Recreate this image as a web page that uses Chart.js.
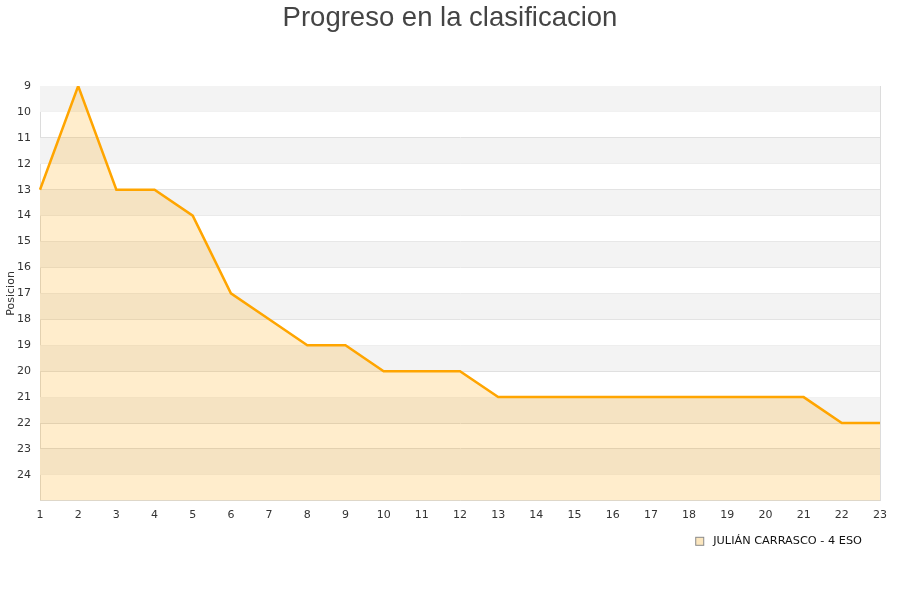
<!DOCTYPE html>
<html><head><meta charset="utf-8">
<script src="https://cdn.jsdelivr.net/npm/chart.js@4.4.0/dist/chart.umd.min.js"></script>
<style>html,body{margin:0;padding:0;background:#fff}#wrap{width:900px;height:600px}</style>
</head><body><div id="wrap"><canvas id="c" width="900" height="600"></canvas></div>
<script>
const jornadas = ['1','2','3','4','5','6','7','8','9','10','11','12','13','14','15','16','17','18','19','20','21','22','23'];
const posiciones = [13,9,13,13,14,17,18,19,19,20,20,20,21,21,21,21,21,21,21,21,21,22,22];
const seriesName = 'JULIÁN CARRASCO - 4 ESO';
const titleText = 'Progreso en la clasificacion';
const yTitle = 'Posicion';
const yMin = 9, yMax = 25;

const bands = {
  id: 'bands',
  beforeDatasetsDraw(chart) {
    const {ctx, chartArea, scales: {y}} = chart;
    ctx.save();
    ctx.fillStyle = '#f3f3f3';
    for (let v = yMin; v < yMax; v += 2) {
      const a = y.getPixelForValue(v), b = y.getPixelForValue(v + 1);
      ctx.fillRect(chartArea.left, Math.min(a,b), chartArea.right - chartArea.left, Math.abs(b - a));
    }
    ctx.restore();
  },
  afterDatasetsDraw(chart) {
    const {ctx, chartArea} = chart;
    ctx.save();
    ctx.strokeStyle = '#dcdcdc';
    ctx.lineWidth = 1;
    ctx.beginPath();
    ctx.moveTo(Math.round(chartArea.right) + 0.5, chartArea.top);
    ctx.lineTo(Math.round(chartArea.right) + 0.5, chartArea.bottom);
    ctx.stroke();
    ctx.restore();
  },
  afterDraw(chart) {
    const {ctx, chartArea, width} = chart;
    const ds = chart.data.datasets[0];
    ctx.save();
    // title
    ctx.font = '27.5px "Liberation Sans"';
    ctx.fillStyle = '#444';
    ctx.textAlign = 'center';
    ctx.textBaseline = 'alphabetic';
    ctx.fillText(titleText, width / 2, 26);
    // legend
    ctx.textAlign = 'left';
    ctx.font = '11.3px "DejaVu Sans"';
    ctx.textBaseline = 'middle';
    ctx.fillStyle = '#111';
    const w = ctx.measureText(ds.label).width;
    const tx = chartArea.right - 18 - w;
    const ty = chartArea.bottom + 40;
    ctx.fillText(ds.label, tx, ty);
    ctx.fillStyle = '#fbe6be';
    ctx.strokeStyle = '#8a8a8a';
    ctx.lineWidth = 1;
    ctx.fillRect(tx - 17.5, ty - 3.5, 8, 8);
    ctx.strokeRect(tx - 17.5, ty - 3.5, 8, 8);
    ctx.restore();
  }
};

new Chart(document.getElementById('c'), {
  type: 'line',
  data: {
    labels: jornadas,
    datasets: [{
      label: seriesName,
      data: posiciones,
      borderColor: '#ffa500',
      backgroundColor: 'rgba(255,165,0,0.2)',
      borderWidth: 2.5,
      pointRadius: 0,
      tension: 0,
      fill: {value: yMax}
    }]
  },
  options: {
    responsive: false,
    animation: false,
    layout: {padding: {left: 0, right: 20, top: 86, bottom: 70}},
    plugins: {
      title: {display: false},
      legend: {display: false},
      tooltip: {enabled: false}
    },
    scales: {
      x: {
        offset: false,
        grid: {display: false, drawTicks: false},
        border: {display: true, color: '#dcdcdc'},
        ticks: {color: '#333', font: {family: 'DejaVu Sans', size: 11}, padding: 8, maxRotation: 0, autoSkip: false}
      },
      y: {
        reverse: true, min: yMin, max: yMax,
        afterFit(s) { s.width = 40; },
        grid: {color: '#dcdcdc', drawTicks: false},
        border: {display: true, color: '#dcdcdc'},
        title: {display: true, text: yTitle, color: '#333', font: {family: 'DejaVu Sans', size: 11}, padding: {top: 5, bottom: 0}},
        ticks: {
          stepSize: 1, color: '#333', font: {family: 'DejaVu Sans', size: 11}, padding: 9,
          callback: v => (v === yMax ? '' : v)
        }
      }
    }
  },
  plugins: [bands]
});
</script></body></html>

::::::::::

WHAT YOU NEED TO DO =
Reproduce each line exactly as it appears, omitting the pictures.

RESULT =
Recreate this image as a web page that uses Chart.js.
<!DOCTYPE html>
<html><head><meta charset="utf-8">
<script src="https://cdn.jsdelivr.net/npm/chart.js@4.4.0/dist/chart.umd.min.js"></script>
<style>html,body{margin:0;padding:0;background:#fff}#wrap{width:900px;height:600px}</style>
</head><body><div id="wrap"><canvas id="c" width="900" height="600"></canvas></div>
<script>
const jornadas = ['1','2','3','4','5','6','7','8','9','10','11','12','13','14','15','16','17','18','19','20','21','22','23'];
const posiciones = [13,9,13,13,14,17,18,19,19,20,20,20,21,21,21,21,21,21,21,21,21,22,22];
const seriesName = 'JULIÁN CARRASCO - 4 ESO';
const titleText = 'Progreso en la clasificacion';
const yTitle = 'Posicion';
const yMin = 9, yMax = 25;

const bands = {
  id: 'bands',
  beforeDatasetsDraw(chart) {
    const {ctx, chartArea, scales: {y}} = chart;
    ctx.save();
    ctx.fillStyle = '#f3f3f3';
    for (let v = yMin; v < yMax; v += 2) {
      const a = y.getPixelForValue(v), b = y.getPixelForValue(v + 1);
      ctx.fillRect(chartArea.left, Math.min(a,b), chartArea.right - chartArea.left, Math.abs(b - a));
    }
    ctx.restore();
  },
  afterDatasetsDraw(chart) {
    const {ctx, chartArea} = chart;
    ctx.save();
    ctx.strokeStyle = '#dcdcdc';
    ctx.lineWidth = 1;
    ctx.beginPath();
    ctx.moveTo(Math.round(chartArea.right) + 0.5, chartArea.top);
    ctx.lineTo(Math.round(chartArea.right) + 0.5, chartArea.bottom);
    ctx.stroke();
    ctx.restore();
  },
  afterDraw(chart) {
    const {ctx, chartArea, width} = chart;
    const ds = chart.data.datasets[0];
    ctx.save();
    // title
    ctx.font = '27.5px "Liberation Sans"';
    ctx.fillStyle = '#444';
    ctx.textAlign = 'center';
    ctx.textBaseline = 'alphabetic';
    ctx.fillText(titleText, width / 2, 26);
    // legend
    ctx.textAlign = 'left';
    ctx.font = '11.3px "DejaVu Sans"';
    ctx.textBaseline = 'middle';
    ctx.fillStyle = '#111';
    const w = ctx.measureText(ds.label).width;
    const tx = chartArea.right - 18 - w;
    const ty = chartArea.bottom + 40;
    ctx.fillText(ds.label, tx, ty);
    ctx.fillStyle = '#fbe6be';
    ctx.strokeStyle = '#8a8a8a';
    ctx.lineWidth = 1;
    ctx.fillRect(tx - 17.5, ty - 3.5, 8, 8);
    ctx.strokeRect(tx - 17.5, ty - 3.5, 8, 8);
    ctx.restore();
  }
};

new Chart(document.getElementById('c'), {
  type: 'line',
  data: {
    labels: jornadas,
    datasets: [{
      label: seriesName,
      data: posiciones,
      borderColor: '#ffa500',
      backgroundColor: 'rgba(255,165,0,0.2)',
      borderWidth: 2.5,
      pointRadius: 0,
      tension: 0,
      fill: {value: yMax}
    }]
  },
  options: {
    responsive: false,
    animation: false,
    layout: {padding: {left: 0, right: 20, top: 86, bottom: 70}},
    plugins: {
      title: {display: false},
      legend: {display: false},
      tooltip: {enabled: false}
    },
    scales: {
      x: {
        offset: false,
        grid: {display: false, drawTicks: false},
        border: {display: true, color: '#dcdcdc'},
        ticks: {color: '#333', font: {family: 'DejaVu Sans', size: 11}, padding: 8, maxRotation: 0, autoSkip: false}
      },
      y: {
        reverse: true, min: yMin, max: yMax,
        afterFit(s) { s.width = 40; },
        grid: {color: '#dcdcdc', drawTicks: false},
        border: {display: true, color: '#dcdcdc'},
        title: {display: true, text: yTitle, color: '#333', font: {family: 'DejaVu Sans', size: 11}, padding: {top: 5, bottom: 0}},
        ticks: {
          stepSize: 1, color: '#333', font: {family: 'DejaVu Sans', size: 11}, padding: 9,
          callback: v => (v === yMax ? '' : v)
        }
      }
    }
  },
  plugins: [bands]
});
</script></body></html>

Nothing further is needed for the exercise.